A dynamic of the war watched constantly by krieges and their guards was the strategic bombardment of Germany, the attempt to deliver body blows on Hitler's industry. It meant American bombers by day, British by night, nearly every day and every night. In 1944 the targets were usually away from stalags, though frequent thunder resounded across the land. Fighters from the depleted Luftwaffe rose to meet Allied armadas, but aerial combat was at altitudes too high to see more than contrails and casualties. A plumed spiral of smoke ejecting parachutes was a bomber; a meteor could be either a German or American fighter, but nearby bombs were a rarity.

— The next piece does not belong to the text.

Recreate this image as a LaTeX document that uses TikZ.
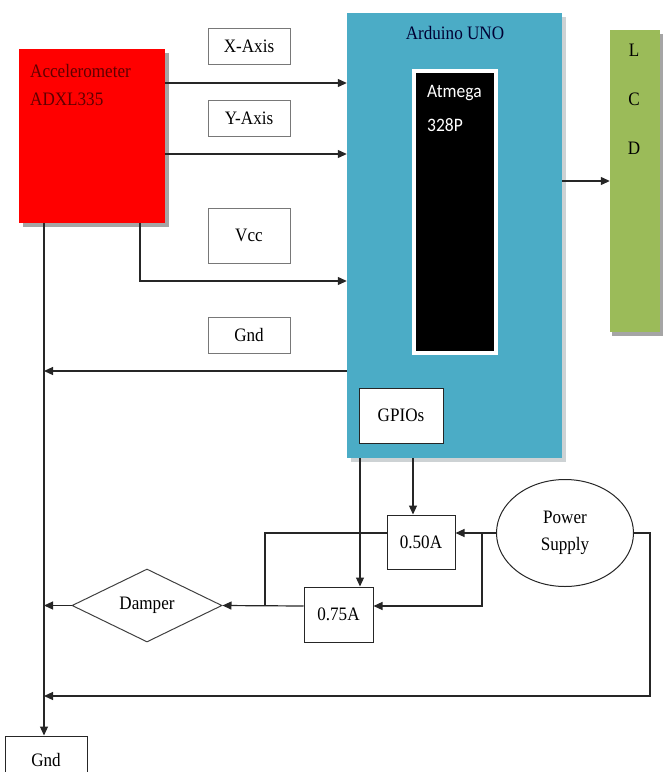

Stalags had been openly identified by the Germans and the locations circled on maps of Allied pilots, making a stalag one of the safest places from air attack, yet a place from which krieges were often ghoulish spectators. Joe grew to dread seeing a formation of B-24s attacked by the Luftwaffe. A similar flight of B-17s (Flying Fortresses) usually battled through intact, but when Liberators were hit by fire they soon disintegrated and, after the first fighter pass chewed up a B-24, a couple of the crew would “hit the silk.” They used a rip cord to open their chutes and steered them down. Suddenly above them the Liberator blew apart and there were a half dozen more canopies clustered up there. From his jumping experience, Joe was pretty sure that the B-24's explosion had blown open the chutes. He could tell they were not being steered because random wind drifted the canopies like confetti of death. He mumbled something about bodies descending, souls ascending. His mucker looked at him with approval—Joe's head was coming back together.